Having been warned by the magistrate of the negative effects of publicity our jailers concede and in February 2000 the Five of us are placed in Section 7E. A minor victory to celebrate.
The questions relating to our petition for a change of venue remain unanswered until a second hearing is held. Our lawyers armed this time with the results of a survey conducted by Professor Gary Moran, the scope and cost of which had been approved in advance by the judge. They also have an array of press articles – it would later transpire that these were surreptitiously paid for by the Government – in which the Five are vilified since the day they were first arrested. Professor Moran mysteriously fails to appear.
The Prosecution are empty handed but in reality will not need any material to support their arguments.
“The size of the sample is not sufficient to establish community sentiment. Mr. Moran always arrives at the same conclusions. Pamplin vs Mason is not relevant because the Cuban community is a small group within a big city and consequently is not important. Press reports stating that the “spies were trained with hallucinogenics” or that they “attacked the very heart of our National Security” were harmless, healthy, impartial, balanced and immaterial.”
One after the other, the survey that that had been approved in advance by the Judge, the Pamplin vs Mason precedent, the press articles with which the city had been bombarded for almost two years and the known history of Miami with all the inherent prejudices, collapsed. On each point, the judge ruled in favor of unsupported prosecution contentions over the evidence presented by the Defense. We were later to learn that the Judge withheld payment to the expert Moran who consequently refused to appear to defend his survey.
And a little later still we were to learn even more; the honourable Judge Lenard and Professor Moran had had problems during a previous case. The Judge never advised the parties about this conflict of interest. Another flagrant violation of the law.
When, on the 27th June 2000, the judge summarily rejected all the arguments supporting the petition for a change of venue, the fortune of the Five was sealed.
At the beginning of August the prosecution proposed a deal offering us absurd sentences in return for a guilty plea on all counts.
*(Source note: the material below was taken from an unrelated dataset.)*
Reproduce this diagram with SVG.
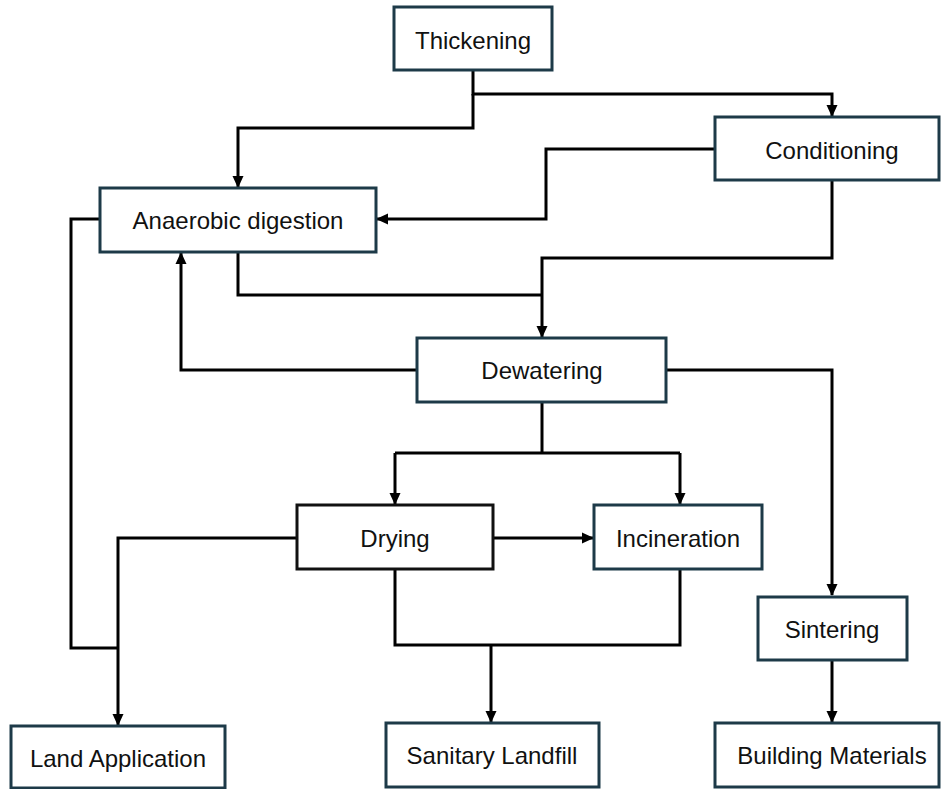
<svg xmlns="http://www.w3.org/2000/svg" width="942" height="789" viewBox="0 0 942 789">
<style>
.box{fill:#fff;stroke:#1d3a48;stroke-width:3}
.box.blk{stroke:#111}
.lbl{font-family:"Liberation Sans",Arial,sans-serif;font-size:24px;fill:#111;text-anchor:middle;dominant-baseline:central}
.c{fill:none;stroke:#000;stroke-width:3}
</style>
<defs>
<marker id="ah" markerUnits="userSpaceOnUse" markerWidth="12" markerHeight="12" viewBox="0 0 12 12" refX="11" refY="6" orient="auto">
<path d="M0,0.5 L12,6 L0,11.5 Z" fill="#000"/>
</marker>
</defs>
<rect width="942" height="789" fill="#fff"/>
<g id="connectors">
<path class="c" d="M473,71 V94 H832 V116" marker-end="url(#ah)"/>
<path class="c" d="M473,94 V128 H238 V187" marker-end="url(#ah)"/>
<path class="c" d="M715,149 H546 V219 H377" marker-end="url(#ah)"/>
<path class="c" d="M832,181 V258 H542 V337" marker-end="url(#ah)"/>
<path class="c" d="M238,253 V295 H542"/>
<path class="c" d="M417,370 H181 V253" marker-end="url(#ah)"/>
<path class="c" d="M100,219 H71 V648 H118"/>
<path class="c" d="M297,538 H118 V725" marker-end="url(#ah)"/>
<path class="c" d="M542,403 V453"/>
<path class="c" d="M395,453 H680"/>
<path class="c" d="M395,453 V504" marker-end="url(#ah)"/>
<path class="c" d="M680,453 V504" marker-end="url(#ah)"/>
<path class="c" d="M494,538 H593" marker-end="url(#ah)"/>
<path class="c" d="M667,370 H832 V595" marker-end="url(#ah)"/>
<path class="c" d="M395,570 V645 H680 V570"/>
<path class="c" d="M491,645 V722" marker-end="url(#ah)"/>
<path class="c" d="M832,661 V722" marker-end="url(#ah)"/>
</g>
<g id="thickening"><rect class="box" x="394" y="7" width="158" height="63"/><text class="lbl" x="473" y="40">Thickening</text></g>
<g id="conditioning"><rect class="box" x="715" y="117" width="224" height="63"/><text class="lbl" x="832" y="150">Conditioning</text></g>
<g id="anaerobic"><rect class="box" x="100" y="188" width="276" height="64"/><text class="lbl" x="238" y="220">Anaerobic digestion</text></g>
<g id="dewatering"><rect class="box" x="417" y="338" width="249" height="64"/><text class="lbl" x="542" y="370">Dewatering</text></g>
<g id="drying"><rect class="box blk" x="297" y="505" width="196" height="64"/><text class="lbl" x="395" y="538">Drying</text></g>
<g id="incineration"><rect class="box" x="594" y="505" width="168" height="64"/><text class="lbl" x="678" y="538">Incineration</text></g>
<g id="sintering"><rect class="box" x="758" y="597" width="149" height="63"/><text class="lbl" x="832" y="629">Sintering</text></g>
<g id="land"><rect class="box" x="11" y="726" width="214" height="62"/><text class="lbl" x="118" y="758">Land Application</text></g>
<g id="landfill"><rect class="box" x="386" y="723" width="213" height="64"/><text class="lbl" x="492" y="755">Sanitary Landfill</text></g>
<g id="building"><rect class="box" x="715" y="723" width="224" height="64"/><text class="lbl" x="832" y="755">Building Materials</text></g>
</svg>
Either way, we were never at this stage going to agree to a guilty plea on any of the false accusations that the prosecution had constructed. We were not going to lie in the dock for them so that they could then use our lies as a pretext to accuse Cuba.
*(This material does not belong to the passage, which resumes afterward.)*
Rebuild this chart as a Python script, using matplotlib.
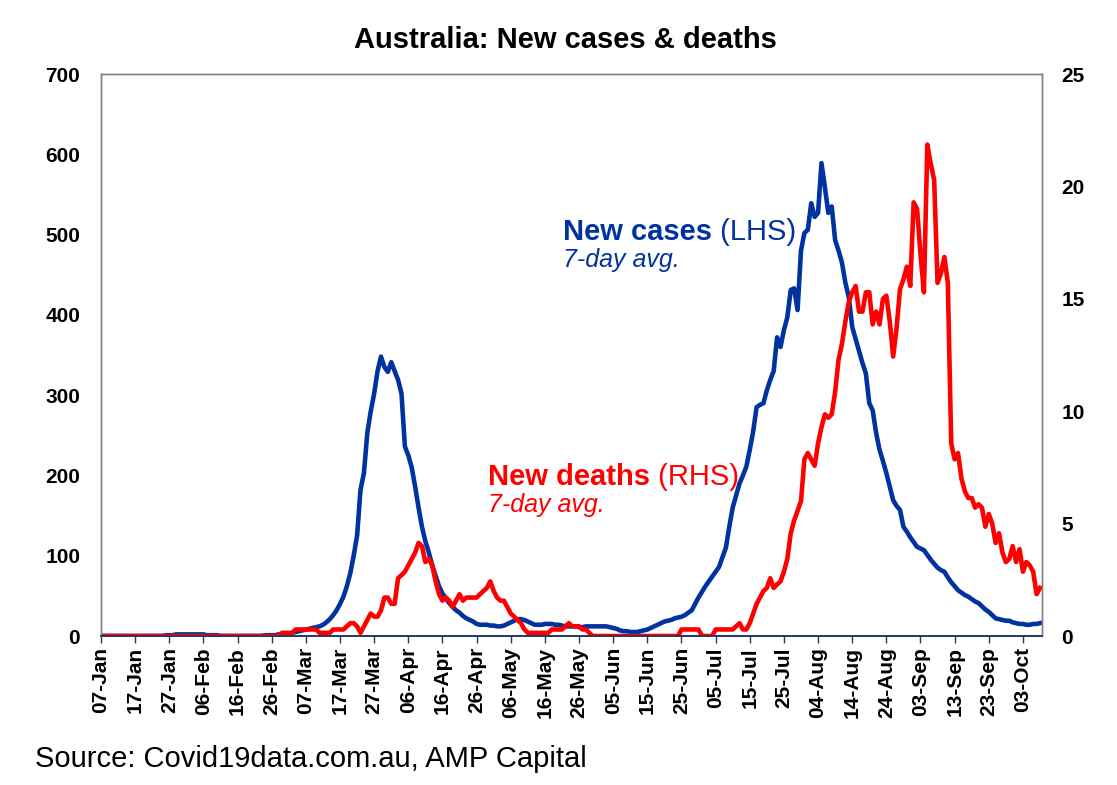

The deal that I was offered came with a veiled threat: remember that your wife is not a US citizen and can be subjected to a deportation process. On my birthday – the 13th of August – I told her during a visit to prepare herself for any eventuality. On the 16th Immigration arrived at her home and took her to prison to await deportation.
There were still some other skirmishes.
On the 23rd October the prosecution showed its claws regarding concerns about what the evidence might reveal and they filed a motion that certain matters should not be discussed. This had a strange name: Motion to eliminate from the trial certain themes that…, well… had to do with certain Cuban “perceptions” about activities – not to say terrorism – that could be planned in Florida……
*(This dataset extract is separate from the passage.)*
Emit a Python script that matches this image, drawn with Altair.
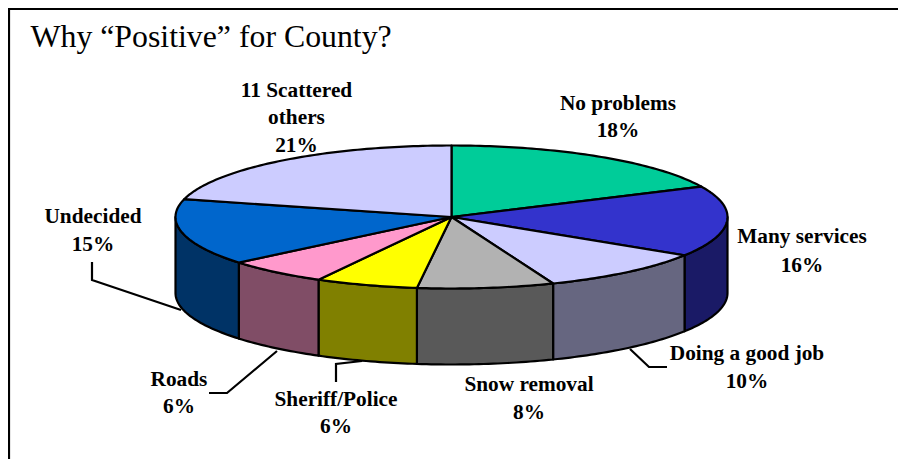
import math
import altair as alt

names = ["No problems", "Many services", "Doing a good job", "Snow removal",
         "Sheriff/Police", "Roads", "Undecided", "11 Scattered others"]
shares = [18, 16, 10, 8, 6, 6, 15, 21]
top_colors = ["#00CC99", "#3333CC", "#CCCCFF", "#B2B2B2", "#FFFF00", "#FF99CC", "#0066CC", "#CCCCFF"]
side_colors = ["#006650", "#1A1A66", "#666680", "#595959", "#808000", "#804D66", "#003366", "#666680"]

title_text = "Why “Positive” for County?"
label_lines = [
    ["11 Scattered", "others", "21%"], ["No problems", "18%"], ["Undecided", "15%"],
    ["Many services", "16%"], ["Doing a good job", "10%"], ["Snow removal", "8%"],
    ["Sheriff/Police", "6%"], ["Roads", "6%"],
]
label_x = [296.5, 618, 93, 802, 747, 529, 336, 179]
label_y = [[97, 124, 152], [110, 137], [223, 251], [243, 272], [360, 388], [391, 419], [406, 433], [386, 413]]
leaders = [
    [[92, 262], [92, 280], [181, 310]],
    [[209, 393], [227, 393], [277, 351]],
    [[336, 382], [336, 364], [362, 361]],
    [[630, 349], [649, 367], [667, 367]],
]
frame = [[9, 459], [9, 9], [906, 9]]

CX, CY, RX, RY, DEPTH = 451.5, 217, 276, 71.5, 76


def rim(deg, dy=0):
    a = math.radians(deg)
    return [CX + RX * math.sin(a), CY - RY * math.cos(a) + dy]


def arc(a0, a1, dy=0):
    n = max(2, int(abs(a1 - a0)) + 1)
    return [rim(a0 + (a1 - a0) * i / n, dy) for i in range(n + 1)]


def feature(geom_type, coords, fill="none"):
    return {"type": "Feature", "properties": {"fill": fill},
            "geometry": {"type": geom_type, "coordinates": coords}}


tops, sides = [], []
start = 0.0
for share, top, side in zip(shares, top_colors, side_colors):
    end = start + share * 3.6
    ring = [[CX, CY]] + arc(start, end) + [[CX, CY]]
    tops.append(feature("Polygon", [ring], top))
    lo, hi = max(start, 90), min(end, 270)
    if lo < hi:
        front = arc(lo, hi)
        back = arc(hi, lo, DEPTH)
        sides.append(feature("Polygon", [front + back + [front[0]]], side))
    start = end

texts = []
for lines, x, ys in zip(label_lines, label_x, label_y):
    for line, y in zip(lines, ys):
        texts.append({"t": line, "lon": x, "lat": y})

proj = dict(type="identity", scale=1, translate=[-8, -8])

shape_fill = alt.Color("properties.fill:N", scale=None)

sides_layer = alt.Chart(alt.Data(values=sides)).mark_geoshape(
    stroke="#000000", strokeWidth=2.2, strokeJoin="round").encode(color=shape_fill).project(**proj)
tops_layer = alt.Chart(alt.Data(values=tops)).mark_geoshape(
    stroke="#000000", strokeWidth=2.2, strokeJoin="round").encode(color=shape_fill).project(**proj)
line_layer = alt.Chart(alt.Data(values=[feature("LineString", l) for l in leaders + [frame]])).mark_geoshape(
    filled=False, stroke="#000000", strokeWidth=2.2, strokeJoin="miter").project(**proj)
label_layer = alt.Chart(alt.Data(values=texts)).mark_text(
    font="Liberation Serif", fontWeight="bold", fontSize=21.3, color="#000000",
    align="center", baseline="alphabetic").encode(
    longitude="lon:Q", latitude="lat:Q", text="t:N").project(**proj)
title_layer = alt.Chart(alt.Data(values=[{"t": title_text, "lon": 30.5, "lat": 47}])).mark_text(
    font="Liberation Serif", fontSize=31.8, color="#000000",
    align="left", baseline="alphabetic").encode(
    longitude="lon:Q", latitude="lat:Q", text="t:N").project(**proj)

chart = alt.layer(sides_layer, tops_layer, line_layer, label_layer, title_layer).properties(
    width=890, height=451, padding=0, background="#FFFFFF",
    autosize=alt.AutoSizeParams(type="none"),
).configure_view(stroke=None)

chart.save("out.html", embed_options={"renderer": "svg", "actions": False})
Put bluntly, they considered it best not to touch on the subject of terrorism during the trial. That evidence relating to such terrorism was immaterial, unimportant and irrelevant. Even though it was the combating of such terrorism that motivated the accused, this inspiration should not be made known to the jury. The motion was so ridiculous that even Judge Lenard could not support it. The beans of terrorism had just spilled over the table from the plate of the prosecution.
With everything ready for the trial to commence in five days time, my wife was deported on the 22nd November. On the 27th we were brought before the court and the official transcript of the process that will appear here in my blog was commenced.
In the fulfilment of a promise to my wife I began to write my first words in a trial diary – fragments of which I will also post — which were the inspiration for this “Chronicle of an Anticipated Parody”.